Dan Kennedy

April 20, 2009. That was when President Obama held his first photo-op cabinet meeting, noisily giving them their marching orders: find ways to save $100-million in 100 days. And then he proudly told all of us that the head of Homeland Security, Janet Napolitano, had discovered opportunity for substantial savings in her department by buying office supplies in bulk.

I double-checked; I had not accidentally tuned into the Obama impersonator on Saturday Night Live. This was the real President, live, carried on several cable networks. I was watching Fox Business. And I’m sure everyone in its audience was feverishly scribbling notes and hastily calling their own high-level meetings to discuss this amazing revelation.

Forget the fact that, at this point, having spent trillions faster the average teenager can Twitter the latest breaking news about Miley Cyrus, saving $100-million is roughly equal to you or I figuring out how to save ten bucks this month. Forget the fact that while Janet has been devoting her attention to this bit of rocket science, her home state of Arizona is overrun with cross-border crime, kidnappings and violence, and, apparently our homeland security is being mortally threatened by all those returning veterans who might be right-wing extremists, so she might have bigger fish to fry. Forget whatever worries you might have about your job or business or retirement savings. All is well now that we’ve discovered the miracle of buying office supplies in bulk.

I defy anyone who claims the media is not in the tank for Obama, desperately protecting Obama, trying with all its might to mask this President’s painful, shocking stupidity, to answer me this: had President Bush convened the cameras to tell the nation of this same discovery, how would the news media and the late-night comics have treated him? Had Governor Palin made this suggestion for demonstrating new commitment to fiscal responsibility in Washington, how would she have been treated?

The nights of the 20th and the 21st, I tuned into Leno’s monologues and Letterman’s Top Ten’s. No mention of the Obama-Napolitano Economic Recovery Plan involving purchasing the big value packs of paperclips instead of buying them one at a time. I couldn’t catch CNN or MSNBC mocking it every 3 minutes for days either, as they did Sarah Palin’s “I can see Russia from here.” For that matter, had Chavez pressed a book about the 5,001 ways America is evil into President Bush’s hand, and Bush later commented that it was “a nice gesture,” how do you think that would have been reported?

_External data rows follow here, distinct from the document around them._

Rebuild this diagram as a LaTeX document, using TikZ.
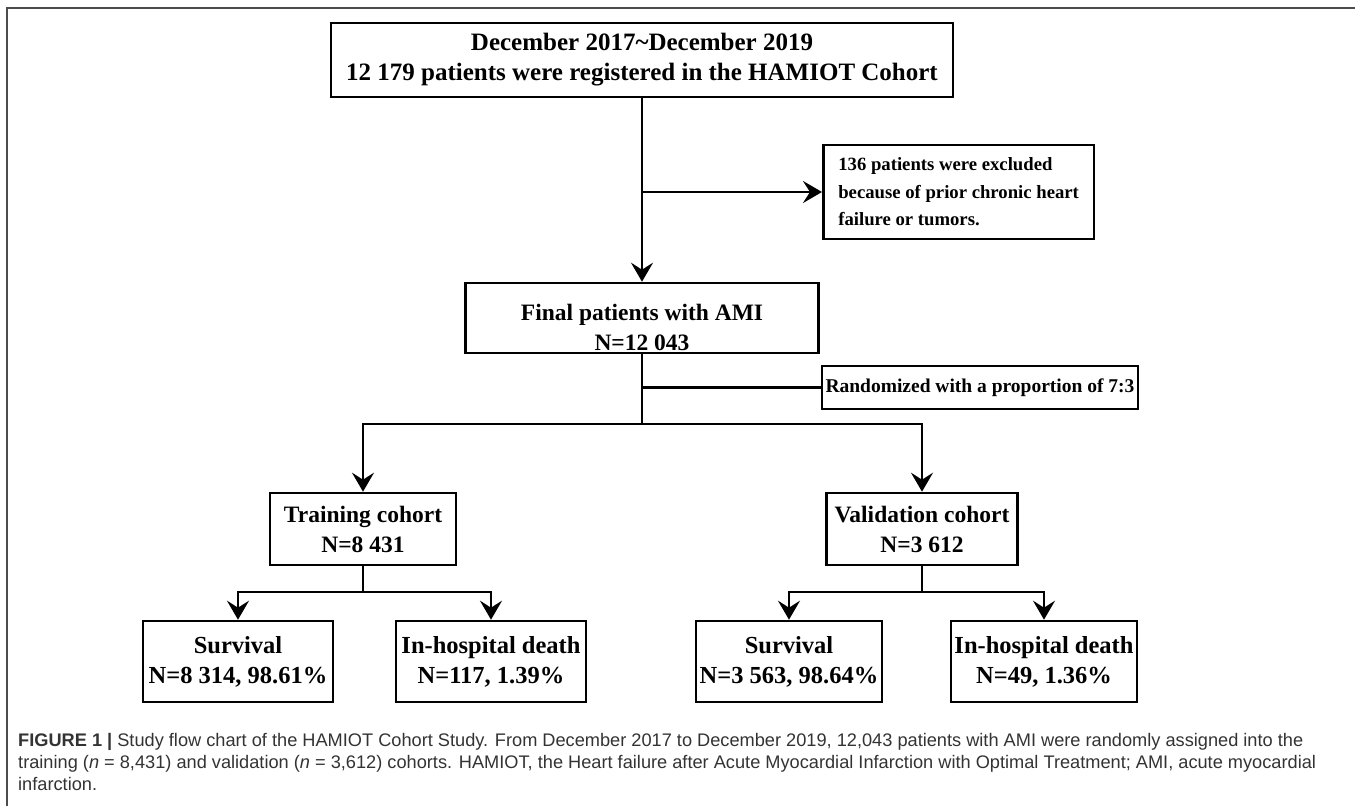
\documentclass[tikz,border=0pt]{standalone}
\usepackage{fontspec}
\setmainfont{Liberation Serif}
\newfontfamily\capfont{Liberation Sans}
\usetikzlibrary{arrows.meta, positioning}
\tikzset{
  box/.style={draw, line width=2.6pt, align=center, inner sep=0pt, font=\bfseries\fontsize{23.5}{30}\selectfont},
  endbox/.style={box, minimum height=81pt, font=\bfseries\fontsize{24.5}{30}\selectfont},
  note/.style={draw, line width=2.6pt, inner sep=0pt, font=\bfseries\fontsize{18.7}{27.5}\selectfont},
  link/.style={line width=2.4pt},
  arr/.style={link, -{Stealth[length=19pt, width=22pt, inset=7pt]}},
}

\begin{document}
\begin{tikzpicture}[x=1pt, y=-1pt]
  \useasboundingbox (0,0) rectangle (1355,806);
  % frame
  \draw[black!70, line width=1.5pt] (1355,8) -- (7,8) -- (7,806);

  % boxes
  \node (reg) [box, minimum width=622pt, minimum height=74pt, font=\bfseries\fontsize{25}{30}\selectfont] at (642,60) {December 2017\textasciitilde December 2019\\12 179 patients were registered in the HAMIOT Cohort};
  \node (excl) [note, minimum height=94pt, inner xsep=15pt, align=left, anchor=west] at (822,192) {136 patients were excluded\\because of prior chronic heart\\failure or tumors.};
  \node (final) [box, minimum width=353pt, minimum height=70pt, text height=65pt] at (642,318) {Final patients with AMI\\N=12 043};
  \node (rand) [note, minimum width=316pt, minimum height=43pt, font=\bfseries\fontsize{19.5}{24}\selectfont] at (980,387.5) {Randomized with a proportion of 7:3};
  \node (train) [box, minimum width=186pt, minimum height=72pt] at (363,529) {Training cohort\\N=8 431};
  \node (valid) [box, minimum width=191pt, minimum height=72pt] at (922,529) {Validation cohort\\N=3 612};
  \node (tsurv) [endbox, minimum width=190pt] at (238,661.5) {Survival\\N=8 314, 98.61\%};
  \node (tdeath) [endbox, minimum width=190pt] at (491,661.5) {In-hospital death\\N=117, 1.39\%};
  \node (vsurv) [endbox, minimum width=186pt] at (789,661.5) {Survival\\N=3 563, 98.64\%};
  \node (vdeath) [endbox, minimum width=186pt] at (1044,661.5) {In-hospital death\\N=49, 1.36\%};

  % forks
  \coordinate (fork) at (642,424);
  \coordinate (tfork) at (363,592);
  \coordinate (vfork) at (922,592);

  \draw[arr] (reg) -- (final);
  \draw[arr] (reg.south |- excl.west) -- (excl.west);
  \draw[link] (final) -- (fork);
  \draw[link] (final.south |- rand.west) -- (rand.west);
  \draw[arr] (fork) -| (train);
  \draw[arr] (fork) -| (valid);
  \draw[link] (train) -- (tfork);
  \draw[arr] (tfork) -| (tsurv);
  \draw[arr] (tfork) -| (tdeath);
  \draw[link] (valid) -- (vfork);
  \draw[arr] (vfork) -| (vsurv);
  \draw[arr] (vfork) -| (vdeath);

  % caption
  \node (cap) [anchor=north west, align=left, inner sep=0pt, font=\capfont\fontsize{18.2}{22}\selectfont, text=black!80] at (18,733) {{\bfseries FIGURE 1 |} Study flow chart of the HAMIOT Cohort Study. From December 2017 to December 2019, 12,043 patients with AMI were randomly assigned into the\\training (\textit{n} = 8,431) and validation (\textit{n} = 3,612) cohorts. HAMIOT, the Heart failure after Acute Myocardial Infarction with Optimal Treatment; AMI, acute myocardial\\infarction.};
\end{tikzpicture}
\end{document}
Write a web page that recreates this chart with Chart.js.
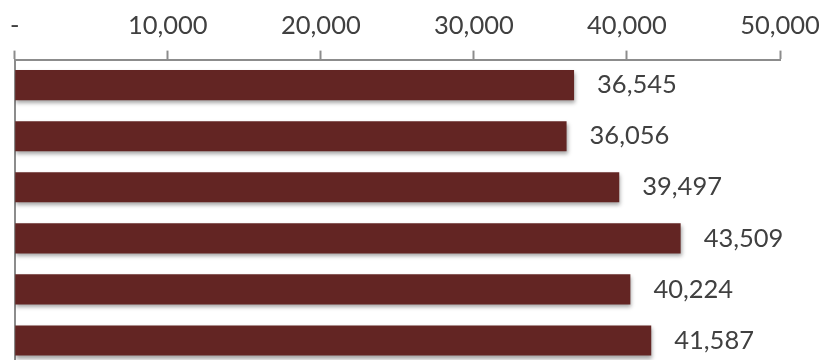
<!DOCTYPE html>
<html>
<head>
<meta charset="utf-8">
<script src="https://cdn.jsdelivr.net/npm/chart.js@4"></script>
<style>
  html, body { margin: 0; padding: 0; background: #fff; overflow: hidden; }
  #wrap { width: 834px; height: 366px; position: relative; }
</style>
</head>
<body>
<div id="wrap"><canvas id="barchart"></canvas></div>
<script>
// values, top to bottom
const categories = ['Item 1', 'Item 2', 'Item 3', 'Item 4', 'Item 5', 'Item 6'];
const values = [36545, 36056, 39497, 43509, 40224, 41587];
const axisTicks = [0, 10000, 20000, 30000, 40000, 50000];

const barColor = '#632523';
const textColor = '#404040';
const axisColor = '#8c8c8c';

const fmt = (v) => v === 0 ? '-' : v.toLocaleString('en-US');

// soft shadow under the bars
const shadowPlugin = {
    id: 'barShadow',
    beforeDatasetsDraw(chart) {
        const c = chart.ctx;
        c.save();
        c.shadowColor = 'rgba(0,0,0,0.35)';
        c.shadowBlur = 4;
        c.shadowOffsetY = 3;
        c.shadowOffsetX = 1;
    },
    afterDatasetsDraw(chart) {
        chart.ctx.restore();
    }
};

// value labels right of each bar
const valueLabels = {
    id: 'valueLabels',
    afterDraw(chart) {
        const c = chart.ctx;
        const meta = chart.getDatasetMeta(0);
        c.save();
        c.font = '25.5px Lato';
        c.fillStyle = textColor;
        c.textAlign = 'left';
        c.textBaseline = 'middle';
        meta.data.forEach((bar, i) => {
            c.fillText(fmt(values[i]), bar.x + 23, bar.y);
        });
        c.restore();
    }
};

const ctx = document.getElementById('barchart').getContext('2d');
const myChart = new Chart(ctx, {
    type: 'bar',
    data: {
        labels: categories,
        datasets: [{
            data: values,
            backgroundColor: barColor,
            borderWidth: 0,
            barPercentage: 0.59,
            categoryPercentage: 1
        }]
    },
    plugins: [shadowPlugin, valueLabels],
    options: {
        indexAxis: 'y',
        responsive: true,
        maintainAspectRatio: false,
        animation: false,
        layout: { padding: { left: 5, right: 54, top: 0, bottom: 0 } },
        plugins: {
            legend: { display: false },
            tooltip: { enabled: false }
        },
        scales: {
            x: {
                position: 'top',
                min: 0,
                max: 50000,
                afterBuildTicks(scale) {
                    scale.ticks = axisTicks.map(v => ({ value: v }));
                },
                grid: {
                    drawOnChartArea: false,
                    drawTicks: true,
                    tickLength: 9,
                    tickColor: axisColor,
                    tickWidth: 2
                },
                border: { display: true, color: axisColor, width: 2 },
                ticks: {
                    color: textColor,
                    font: { family: 'Lato', size: 25.5 },
                    padding: 10,
                    maxRotation: 0,
                    callback: (v) => fmt(v)
                }
            },
            y: {
                grid: { display: false },
                border: { display: true, color: axisColor, width: 2 },
                ticks: { display: false }
            }
        }
    }
});
</script>
</body>
</html>
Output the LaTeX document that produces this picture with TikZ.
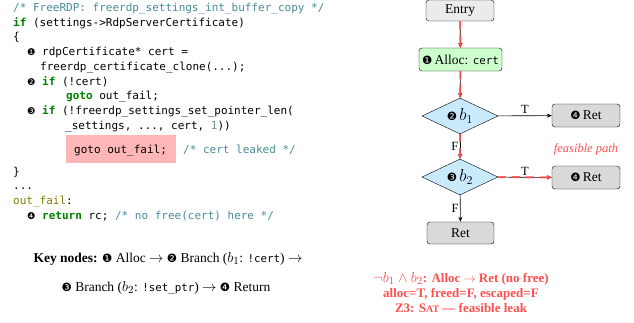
\documentclass[tikz,border=0pt]{standalone}
\usepackage{fontspec}
\setmainfont{Liberation Serif}
\setmonofont{DejaVu Sans Mono}
\newfontfamily\dejavu[Scale=0.85]{DejaVu Sans}
\newfontfamily\smono[Scale=0.8]{DejaVu Sans Mono}
\usetikzlibrary{shapes.geometric,arrows.meta}
\definecolor{cmt}{RGB}{70,140,150}
\definecolor{kwc}{RGB}{0,128,0}
\definecolor{lblc}{RGB}{128,128,0}
\definecolor{numc}{RGB}{110,150,150}
\definecolor{hl}{RGB}{255,182,182}
\definecolor{redc}{RGB}{255,80,80}
\definecolor{allocf}{RGB}{204,255,204}
\definecolor{diaf}{RGB}{200,234,250}
\definecolor{retf}{RGB}{217,217,217}
\definecolor{entf}{RGB}{235,235,235}
\newcommand\cn[1]{{\dejavu #1}}
\newcommand\kw[1]{{\color{kwc}\bfseries #1}}
\newcommand\sm[1]{{\smono #1}}
\newcommand\bm[2]{{\fontsize{#1}{#1}\selectfont$#2$}}
\begin{document}
\begin{tikzpicture}[x=1pt,y=1pt,
  code/.style={anchor=base west,inner sep=0pt,font=\fontsize{11}{13}\ttfamily},
  keytext/.style={anchor=base,inner sep=0pt,font=\fontsize{13.5}{15}\selectfont},
  box/.style={draw,rounded corners=3pt,inner sep=0pt,font=\fontsize{13.5}{15}\selectfont},
  dia/.style={draw,shape=diamond,aspect=2.1,inner sep=0pt,minimum width=76pt,minimum height=36pt,fill=diaf,font=\fontsize{13.5}{15}\selectfont},
  edge/.style={draw,line width=0.6pt,-{Stealth[length=5pt,width=4pt]}},
  redpath/.style={draw=redc,line width=2pt,dash pattern=on 8pt off 6pt,opacity=0.85,-{Stealth[length=5pt,width=5pt]}},
  elabel/.style={font=\fontsize{12.5}{14}\selectfont,inner sep=1.5pt},
  redtext/.style={anchor=base,inner sep=0pt,text=redc,font=\fontsize{13}{15}\selectfont\bfseries}]
\useasboundingbox (0,0) rectangle (634,-322);
% ---- code listing ----
\fill[hl] (66,-135) rectangle (176,-163);
\node[code] (l1) at (13,-11) {\color{cmt}/* FreeRDP: freerdp\_settings\_int\_buffer\_copy */};
\node[code] (l2) at (13,-26) {\kw{if} (settings->RdpServerCertificate)};
\node[code] (l3) at (13,-40.5) {\{};
\node[code] (l4) at (27,-55.5) {\cn{❶} rdpCertificate* cert =};
\node[code] (l5) at (40,-70) {freerdp\_certificate\_clone(...);};
\node[code] (l6) at (27,-85) {\cn{❷} \kw{if} (!cert)};
\node[code] (l7) at (66,-99.5) {\kw{goto} out\_fail;};
\node[code] (l8) at (27,-114.5) {\cn{❸} \kw{if} (!freerdp\_settings\_set\_pointer\_len(};
\node[code] (l9) at (65,-129) {\_settings, ..., cert, {\color{numc}1}))};
\node[code] (l10) at (74,-153) {goto out\_fail;};
\node[code] (l10c) at (183,-153) {\color{cmt}/* cert leaked */};
\node[code] (l11) at (13,-175) {\}};
\node[code] (l12) at (13,-189.5) {...};
\node[code] (l13) at (13,-204) {{\color{lblc}out\_fail}:};
\node[code] (l14) at (27,-219) {\cn{❹} \kw{return} rc; {\color{cmt}/* no free(cert) here */}};
% ---- key nodes ----
\node[keytext] (k1) at (168,-262) {\textbf{Key nodes:} \cn{❶} Alloc $\rightarrow$ \cn{❷} Branch (\bm{15.5}{b_1}: \sm{!cert}) $\rightarrow$};
\node[keytext] (k2) at (166,-291) {\cn{❸} Branch (\bm{15.5}{b_2}: \sm{!set\_ptr}) $\rightarrow$ \cn{❹} Return};
% ---- CFG ----
\node[box,fill=entf,minimum width=68pt,minimum height=21pt] (entry) at (460,-10.5) {Entry};
\node[box,fill=allocf,minimum width=83pt,minimum height=23pt] (alloc) at (460.5,-59.5) {\cn{❶}\,Alloc: \sm{cert}};
\node[dia] (b1) at (460,-116) {\cn{❷}\,\bm{17}{b_1}};
\node[box,fill=retf,minimum width=68pt,minimum height=23pt] (ret1) at (586,-115.5) {\cn{❹}\,Ret};
\node[dia] (b2) at (460,-177) {\cn{❸}\,\bm{17}{b_2}};
\node[box,fill=retf,minimum width=68pt,minimum height=23pt] (ret2) at (586,-177.5) {\cn{❹}\,Ret};
\node[box,fill=retf,minimum width=67pt,minimum height=22pt] (ret3) at (460.5,-233) {Ret};
% edges
\path[edge] (entry) -- (alloc);
\path[edge] (alloc) -- (b1);
\path[edge] (b1) -- node[elabel,left] {F} (b2);
\path[edge] (b1) -- node[elabel,above] {T} (ret1);
\path[edge] (b2) -- node[elabel,above] {T} (ret2);
\path[edge] (b2) -- node[elabel,left] {F} (ret3);
\path[redpath] (entry) -- (alloc);
\path[redpath] (alloc) -- (b1);
\path[redpath] (b1) -- (b2);
\path[redpath] (b2) -- (ret2);
\node[text=redc,font=\fontsize{12.5}{14}\selectfont\itshape,inner sep=0pt] (fp) at (586,-149) {feasible path};
% ---- annotation ----
\node[redtext] (r1) at (461,-282) {\bm{15}{\neg b_1 \wedge b_2}: Alloc $\rightarrow$ Ret (no free)};
\node[redtext] (r2) at (461,-297) {alloc=T, freed=F, escaped=F};
\node[redtext] (r3) at (461,-312) {Z3: S{\fontsize{10}{11}\selectfont AT} — feasible leak};
\end{tikzpicture}
\end{document}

It’s really unfortunate that Napolitano’s earth-shaking discovery occurred after the G-20 Summit instead of before – imagine the awe of all the foreign leaders had our president been able to bring this piece of news to them? World peace through nuclear disarmament and global economic recovery by buying bulk office supplies? He is a god!

Since Letterman missed it, here are the cabinet’s other top 9 ideas for reducing government expense and waste, to offset the president’s multi-trillion dollar spending spree:

#9: Michelle starts shopping at Costco, and discovers a second reason to be proud of America. Who knew you could get 5-gallon drums of peanut butter at such a low price?

#8: Replace the executives at Fannie Mae, Freddie Mac, AIG, GM and the UAW with captured Somali pirates. It’s a two-fer.

#7: Time-share Bo the dog.

#6: Tax amnesty for Obama administration bureaucrats.

#5: Keep Texas but force Michigan to secede from the union. Maybe Canada will take it. Then we can say mission accomplished about national health care too. Sort of.

#4: Change Homeland Security to Homeland Shopping, and have Janet teach every American how to wisely use that extra $8 or $13 the president has put into their paychecks. She can go on Oprah once a week like Dr. Phil used to, then get her own show – and the government can get the syndication money. We’ll all be rich, then we can tax the hell out of ourselves.

#3: Buy poisoned food and toxic dry wall from China in bulk.

#2: Buy tele-prompters in bulk. We need them everywhere he might speak.

#1: Hey, if we’re creating all these shovel ready jobs, shouldn’t we be buying shovels in bulk too?


Dan Kennedy

Dan Kennedy is a serial entrepreneur and contributor to the Business & Media Institute.